Moreover, if, on the one hand, the discourse of equal rights can be related to a cosmopolitan approach – as it is based on universal rights -, two main distinctions can be noted. First, the idea of equality that reverberates in France remains rather in the rhetoric level, since the abolition of discrimination and real implementation of equal rights and opportunities are still far from reality. Secondly, when it comes to the level of governance and the concepts of identity, cosmopolitanism goes beyond the nation-state, preferring a global perspective. In France, however, there is an attempt to achieve a single identity focused on the nation-state: a French identity. Besides, I would say that such French identity is even restricted to the metropolitan area, as the overseas territories are often not included in this French imaginary.

A transnational approach, based on relations of solidarity among nation-states is not to be neglected either.
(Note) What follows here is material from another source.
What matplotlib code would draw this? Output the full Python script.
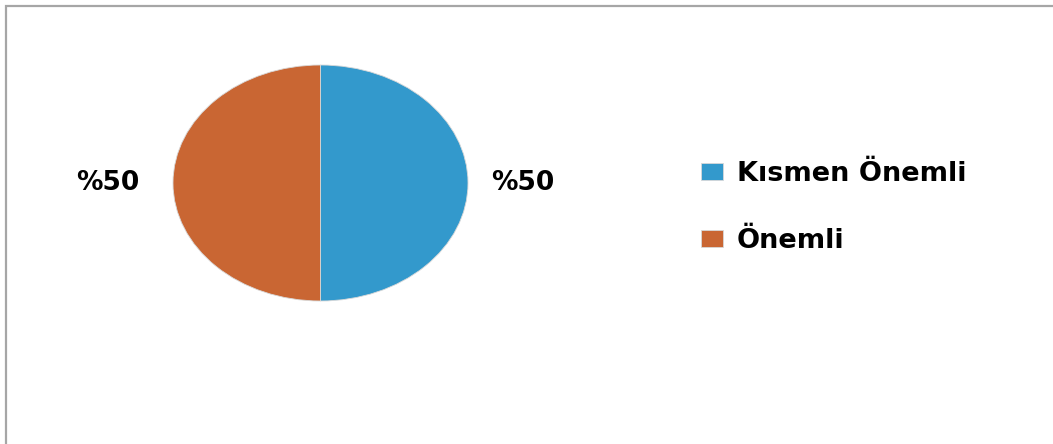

Many participants in fact affirmed that keeping the bonds with their home countries can be an asset to integration in the country of settlement, as they can better understand their place in the world. In addition to that, the maintenance of these relations with the country of origin, as well as diversity in general, was pointed out as a form of cultural and even economic enrichment.

Considering these four perspectives to the management of diversity in public spaces – multiculturalism, interculturalism, cosmopolitanism and transnationalism – we can conclude that a single approach cannot cover all the complexity that this issue demands. In fact, perhaps one solution might be a hybrid approach, in which there could be social cohesion and at the same time each individual could keep their specific identities and links to the country of origin. In this way, having universal rights as a basis, perhaps then merit could be a fair way to evaluate performance and we would be able to affirm that the principles of equality and freedom are indeed for everyone.